You offer some good research into actual studies where the Internet does in fact lower our thinking abilities. Although great examples, I feel you could make the paper flow a little better. Transitions between paragraphs could help. In your second paragraph I feel you could add a more thorough analysis of the study. There was only one sentence to really explain how it helps your point of view. Also that first paragraph could possibly be split in two; it was difficult to follow a paragraph that was about the length of the page. Other than rewording a few sentences and adding transitions, I feel your argument and paper are quite clear and get your point across well. You followed the structure of a classical argument almost to a T. 

On the topic of your arguments, I felt they were very sound and compelling. In some places though I suggest stating a little information on who did the studies. This would help show that they have the authority to do so. For example if the people conducting the research worked at a fast food restaurant I couldn’t take their findings seriously. The studies that you found really helped support the claim that the Internet is in fact rewiring our brains. I especially enjoyed the research about our brains showing signs of the same kind of addiction to the Internet as to drugs and alcohol. Following the STAR criteria, your evidence was indeed sufficient, typical, accurate as far as I know, and relevant. Although these four all apply the paragraph about addiction, on page three, could be a little more accurate. Most readers will not know what DCM stands for and what it means for people, I have no clue what it is. Including this bit of information could really help your claim. 

On the subject of your refutation, it was quite fair. I feel you could also benefit here by stating a little background on the people you mention. Which large number of experts? Experts of and on what? Are they experts of the brain or experts of computers? The alternative views you use really help strengthen your paper. I doubt people would take the other side and disagree with you. The way you defended your view against the refutation wouldn’t make me change my mind and disagree with you. With how much evidence put forth, a neutral audience would not likely follow the opposition.

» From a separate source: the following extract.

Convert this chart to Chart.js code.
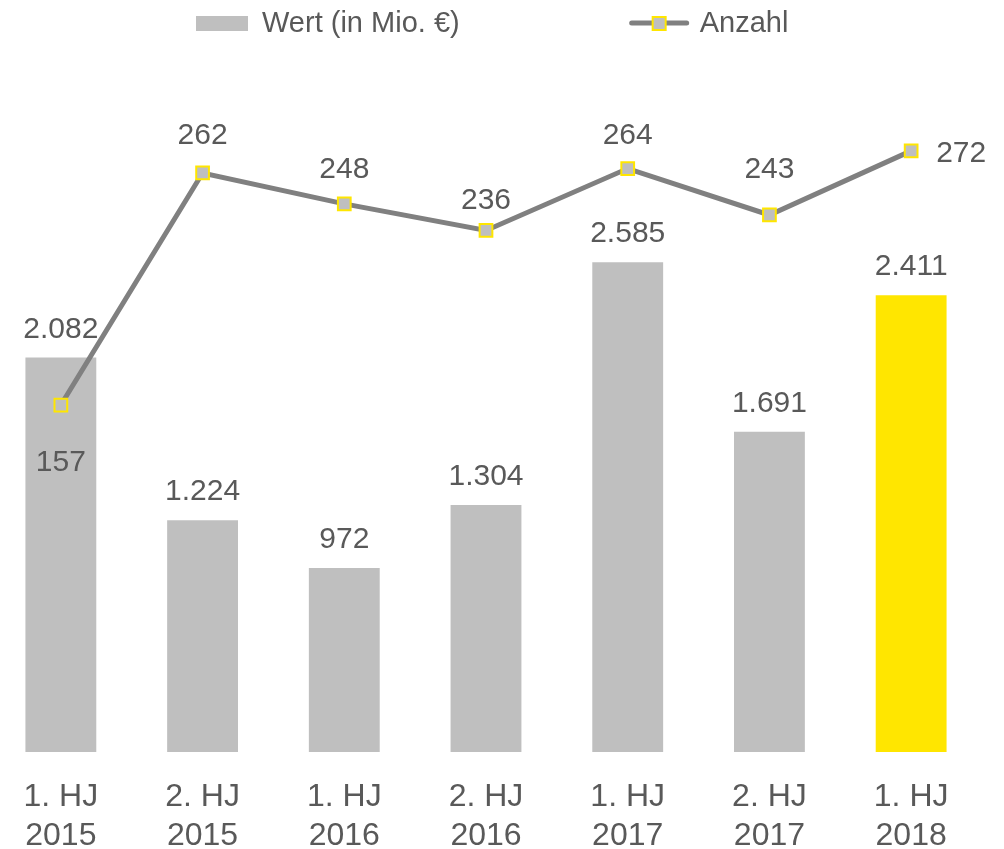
<!DOCTYPE html>
<html>
<head>
<meta charset="utf-8">
<script src="https://cdn.jsdelivr.net/npm/chart.js@4.4.0/dist/chart.umd.min.js"></script>
<style>
  html, body { margin: 0; padding: 0; overflow: hidden; background: #fff; }
  #wrap { position: absolute; left: -21px; top: 0; width: 1025px; height: 849px; }
</style>
</head>
<body>
<div id="wrap"><canvas id="chart"></canvas></div>
<script>
const labels = [
  ['1. HJ', '2015'], ['2. HJ', '2015'], ['1. HJ', '2016'], ['2. HJ', '2016'],
  ['1. HJ', '2017'], ['2. HJ', '2017'], ['1. HJ', '2018']
];
const wert = [2082, 1224, 972, 1304, 2585, 1691, 2411];
const anzahl = [157, 262, 248, 236, 264, 243, 272];
const barColors = ['#BFBFBF', '#BFBFBF', '#BFBFBF', '#BFBFBF', '#BFBFBF', '#BFBFBF', '#FFE600'];
// where the Anzahl value sits relative to its point
const anzahlLabelPos = ['below', 'above', 'above', 'above', 'above', 'above', 'right'];
const anzahlLabelGap = [66, 29, 26, 21, 25, 37, 25];
const seriesNames = ['Wert (in Mio. €)', 'Anzahl'];

const textColor = '#595959';
const fontFamily = '"Liberation Sans", Arial, sans-serif';
const shiftX = 21; // canvas is pushed left so the first bar sits near the edge

function fmt(v) {
  // German thousands separator
  return String(v).replace(/\B(?=(\d{3})+(?!\d))/g, '.');
}

const topLegend = {
  id: 'topLegend',
  afterDraw(chart) {
    const ctx = chart.ctx;
    ctx.save();
    ctx.font = '29px ' + fontFamily;
    ctx.textBaseline = 'middle';
    ctx.textAlign = 'left';
    const cy = 23;
    let x = 196 + shiftX;
    // bar item
    ctx.fillStyle = '#BFBFBF';
    ctx.fillRect(x, 16, 52, 15);
    x += 52 + 14;
    ctx.fillStyle = textColor;
    ctx.fillText(seriesNames[0], x, cy + 1);
    x += ctx.measureText(seriesNames[0]).width + 172;
    // line item
    ctx.strokeStyle = '#808080';
    ctx.lineWidth = 5;
    ctx.lineCap = 'round';
    ctx.beginPath();
    ctx.moveTo(x, cy);
    ctx.lineTo(x + 55, cy);
    ctx.stroke();
    ctx.fillStyle = '#BFBFBF';
    ctx.strokeStyle = '#FFE600';
    ctx.lineWidth = 2;
    ctx.fillRect(x + 21, cy - 6, 13, 13);
    ctx.strokeRect(x + 21, cy - 6, 13, 13);
    x += 55 + 13;
    ctx.fillStyle = textColor;
    ctx.fillText(seriesNames[1], x, cy + 1);
    ctx.restore();
  }
};

const valueLabels = {
  id: 'valueLabels',
  afterDatasetsDraw(chart) {
    const ctx = chart.ctx;
    ctx.save();
    ctx.font = '30px ' + fontFamily;
    ctx.fillStyle = textColor;
    ctx.textBaseline = 'alphabetic';
    ctx.textAlign = 'center';
    chart.getDatasetMeta(1).data.forEach((bar, i) => {
      ctx.fillText(fmt(wert[i]), bar.x, bar.y - 20);
    });
    chart.getDatasetMeta(0).data.forEach((pt, i) => {
      const pos = anzahlLabelPos[i];
      const gap = anzahlLabelGap[i];
      if (pos === 'below') {
        ctx.textAlign = 'center';
        ctx.fillText(fmt(anzahl[i]), pt.x, pt.y + gap);
      } else if (pos === 'right') {
        ctx.textAlign = 'left';
        ctx.fillText(fmt(anzahl[i]), pt.x + gap, pt.y + 11);
      } else {
        ctx.textAlign = 'center';
        ctx.fillText(fmt(anzahl[i]), pt.x, pt.y - gap);
      }
    });
    ctx.restore();
  }
};

new Chart(document.getElementById('chart'), {
  type: 'bar',
  data: {
    labels: labels,
    datasets: [
      {
        type: 'line',
        label: seriesNames[1],
        data: anzahl,
        yAxisID: 'y1',
        order: 0,
        borderColor: '#808080',
        borderWidth: 5,
        tension: 0,
        pointStyle: 'rect',
        pointRadius: 9,
        pointHoverRadius: 9,
        pointBackgroundColor: '#BFBFBF',
        pointBorderColor: '#FFE600',
        pointBorderWidth: 2
      },
      {
        type: 'bar',
        label: seriesNames[0],
        data: wert,
        yAxisID: 'y',
        order: 1,
        backgroundColor: barColors,
        barPercentage: 0.5,
        categoryPercentage: 1
      }
    ]
  },
  options: {
    responsive: true,
    maintainAspectRatio: false,
    animation: false,
    layout: { padding: { top: 89, right: 22, left: 0, bottom: 0 } },
    plugins: {
      legend: { display: false },
      tooltip: { enabled: false }
    },
    scales: {
      x: {
        grid: { display: false, drawTicks: false },
        border: { display: false },
        ticks: {
          color: textColor,
          padding: 25,
          font: { family: fontFamily, size: 32, lineHeight: 1.24 }
        },
        afterFit(scale) { scale.height = 97; }
      },
      y: { display: false, min: 0, max: 3500 },
      y1: { display: false, min: 0, max: 300, position: 'right' }
    }
  },
  plugins: [valueLabels, topLegend]
});
</script>
</body>
</html>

The reasoning doesn’t sound strong enough.

Saturday, June 29, 2013

What's So Bad About Hate

1. What can be defined as a hate crime?
2. If hate crimes are hate upon generalizations of a group, how is that worse than hate for a single person?
3. Could hate, something darker than "lazy prejudice", save our lives though?

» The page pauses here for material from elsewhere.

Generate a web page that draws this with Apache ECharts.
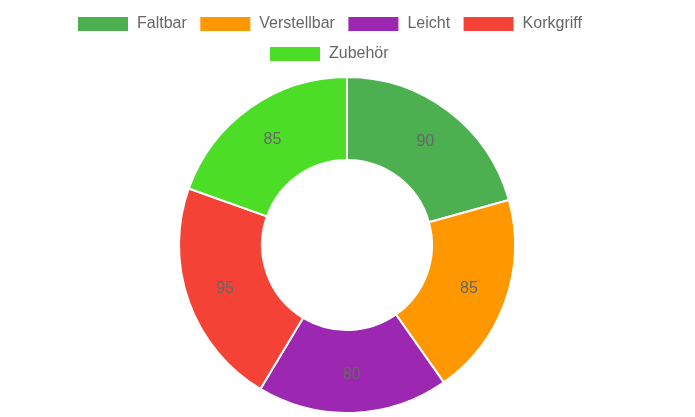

I know it seems harsh to say that hate could save our lives, but hear me out. Andrew Sullivan, author of "What's So Bad About Hate?,"  discusses an incident where if a person hears footsteps behind them they start walking fast. Then looking back they see someone who isn't intimidating like a white woman. Put in this situation, I would react the same. Is it so wrong to judge a situation and people around when there could be imminent danger? Being a petite, young, white female myself, walking in the dark I can't say that I would walk down an alley where there were older, bigger males no matter their race. I think many people do the same. We kind of have to for our own safety and survival. "In some ways, some expression of prejudice serves a useful social purpose" (Sullivan, 10).

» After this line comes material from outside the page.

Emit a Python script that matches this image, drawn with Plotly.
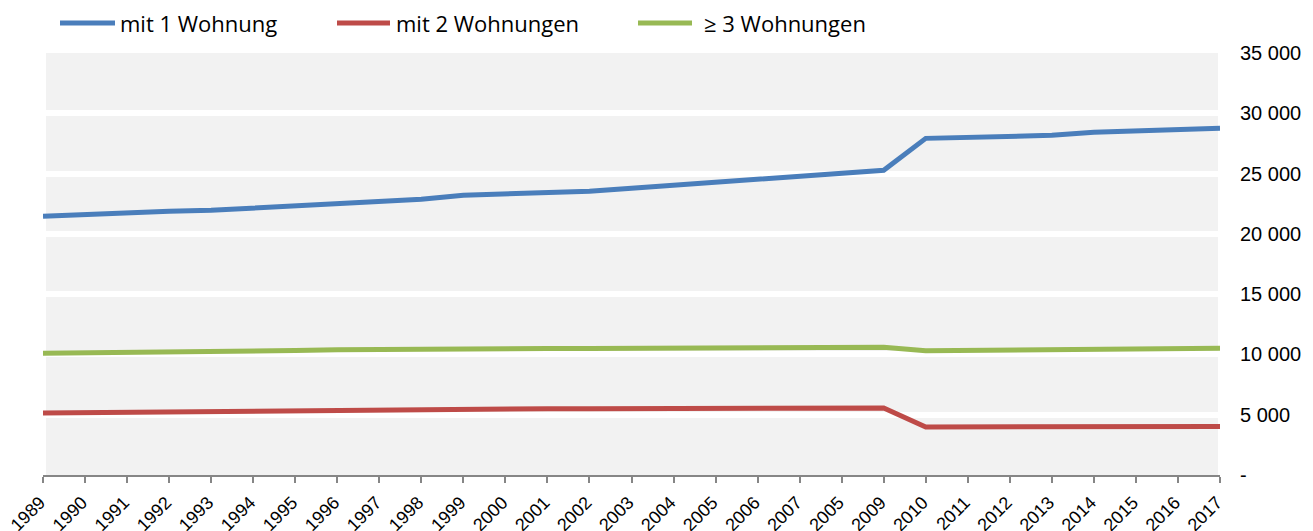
import plotly.graph_objects as go

years = ["1989", "1990", "1991", "1992", "1993", "1994", "1995", "1996", "1997", "1998",
         "1999", "2000", "2001", "2002", "2003", "2004", "2005", "2006", "2007", "2005",
         "2009", "2010", "2011", "2012", "2013", "2014", "2015", "2016", "2017"]

series_names = ["mit 1 Wohnung", "mit 2 Wohnungen", "\u2265 3 Wohnungen"]

mit1 = [21460, 21620, 21790, 21870, 21950, 22120, 22290, 22530, 22700, 22870,
        23200, 23280, 23360, 23530, 23780, 24030, 24270, 24600, 24850, 25100,
        25270, 27920, 28000, 28170, 28170, 28420, 28500, 28670, 28750]

mit2 = [5150, 5180, 5220, 5270, 5300, 5350, 5400, 5420, 5430, 5450,
        5480, 5500, 5500, 5500, 5520, 5520, 5530, 5530, 5540, 5540,
        5550, 3980, 3980, 3990, 4000, 4000, 4010, 4020, 4030]

mit3 = [10100, 10120, 10150, 10170, 10200, 10250, 10320, 10380, 10420, 10470,
        10480, 10500, 10500, 10500, 10510, 10520, 10530, 10550, 10560, 10570,
        10600, 10300, 10330, 10360, 10400, 10430, 10450, 10480, 10520]

y_tickvals = [0, 5000, 10000, 15000, 20000, 25000, 30000, 35000]
y_ticktext = ["-", "5 000", "10 000", "15 000", "20 000", "25 000", "30 000", "35 000"]

colors = ["#4A7EBB", "#BE4B48", "#98B954"]

x_idx = list(range(len(years)))

fig = go.Figure()
for name, vals, col in zip(series_names, [mit1, mit2, mit3], colors):
    fig.add_trace(go.Scatter(x=x_idx, y=vals, mode="lines", name=name,
                             line=dict(color=col, width=5), showlegend=False))

# plot geometry in pixels
W, H = 1313, 531
L, R, T, B = 43, 1220, 53, 475


def px_x(p):
    return (p - L) / (R - L)


def px_y(p):
    return (B - p) / (B - T)


shapes = [
    dict(type="rect", xref="paper", yref="paper", x0=px_x(46), x1=px_x(1218),
         y0=0, y1=1, fillcolor="#F2F2F2", line=dict(width=0), layer="below"),
]
annotations = []
legend_pos = [(60, 115, 118), (337, 390, 394), (638, 692, 702)]
for (lx0, lx1, tx), name, col in zip(legend_pos, series_names, colors):
    shapes.append(dict(type="line", xref="paper", yref="paper",
                       x0=px_x(lx0), x1=px_x(lx1), y0=px_y(23), y1=px_y(23),
                       line=dict(color=col, width=5)))
    annotations.append(dict(text=name, xref="paper", yref="paper", x=px_x(tx), y=px_y(23),
                            xanchor="left", yanchor="middle", showarrow=False,
                            font=dict(family="Open Sans", size=22, color="#000000")))

fig.update_layout(
    width=W, height=H,
    margin=dict(l=L, r=W - R, t=T, b=H - B, autoexpand=False),
    paper_bgcolor="white",
    plot_bgcolor="white",
    shapes=shapes,
    annotations=annotations,
    showlegend=False,
    xaxis=dict(
        range=[0, len(years) - 1],
        tickvals=x_idx, ticktext=years, tickangle=-45,
        tickfont=dict(family="Liberation Sans, Arial", size=18, color="#000000"),
        showgrid=False, zeroline=False,
        showline=True, linecolor="#868686", linewidth=2,
        ticks="outside", ticklen=6, tickwidth=2, tickcolor="#868686",
        ticklabelstandoff=2, ticklabelshift=-3,
        automargin=False,
    ),
    yaxis=dict(
        range=[0, 35000], side="right",
        tickvals=y_tickvals, ticktext=y_ticktext,
        tickfont=dict(family="Liberation Sans, Arial", size=20, color="#000000"),
        showgrid=True, gridcolor="#FFFFFF", gridwidth=6,
        zeroline=False, showline=False, ticks="",
        ticklabelstandoff=19,
        automargin=False,
    ),
)

fig.write_html("out.html", config={"displayModeBar": False},
               post_script="document.body.style.margin='0';document.body.style.overflow='hidden';")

Could this even be considered hate either? Sullivan states, "we still have a remarkably vague idea of what it actually is"(2). There are so many kinds of hate; from fear, from contempt, from envy, revenge, from love, of others, etc. How can one define something as a hate crime? It seems to me that the hate crimes one hears of is against different races and people who are homosexual. Or maybe this is just because I don't actually watch the news. Why shouldn't, like Sullivan brings up, crimes against  little kids or that incident where a man killed his fifteen year old girlfriend for not getting an abortion be considered hate? Sullivan states, "The boundaries between hate and prejudice and between prejudice and opinion and between opinion and truth are so complicated and blurred that any attempt to construct legal and political fire walls is a doomed and illiberal venture"(10). If it cannot be defined how can legal measures be taken against it.

Saturday, June 22, 2013

RESPONSE TO CHELSEA

I agree that we are becoming more accepting of people, but that begs the question of how far will we go? I hate to use the word, but if we follow with Gaga's example of sex its a little kinky. I wouldn't want people walking around in meat costumes or egg costumes all the time. She isn't the best role model especially for children because she is so concerned with her appearance. Kids shouldn't have to worry about not leaving the house without make-up like Gaga does.

Friday, June 21, 2013

Lady Gaga and the Death of Sex



1. Are we becoming desensitized towards death, sexuality, etc.?
2. Should what Lady Gaga represents and her “creativity” be considered talent or art?
3. How can someone like Lady Gaga be an icon?

It seems that as kids grow up in a world where they are in contact with some sort of media every day, they are becoming desensitized to things that older generations would have found appalling. Many stars and celebrities are capitalizing on this fact and marketing themselves to accommodate this change. Camille Paglia, author of Lady Gaga and the Death of Sex, analyzes the fame of Lady Gaga, a “depthless” “manufactured personality” as she describes her. Lady Gaga is one example of a person that takes advantage of people’s interest in violence and strange behavior. Paglia shares an anecdote of how Lady Gaga, in one of her performances, displayed some questioning behavior. Apparently, Lady Gaga “staged a barbaric spectacle” where blood and violence were the main attraction. Death by chandelier is sure to get more fans must have been the thought going through producers and her mind. Much of Lady Gaga’s appeal centers around violence, danger, and the unknown. Her videos have characteristics of criminal activity. All this in perspective, she still has billions of fans. Paglia also states that there is a blurred line between the sexes.  Rumor after rumor has spread about Lady Gaga being a transvestite or being bisexual or even gay. More people are starting to accept these circumstances and it is becoming more accepted. Other media sources are taking notice too. The news itself tries to keep its viewers by showing the most gruesome stories and focusing on appearance. When watching, I take notice of how done up the anchors are and how almost every single one is young and wears make-up. Of course this is more common with women. 

This question is an important one because when does will it end? How far will our generation go and will everything be accepted? Is there a line that won’t be crossed? These new children won’t have any values or morals because their “role models” aren’t behaving in a way that’s honorable or in any way inspirational.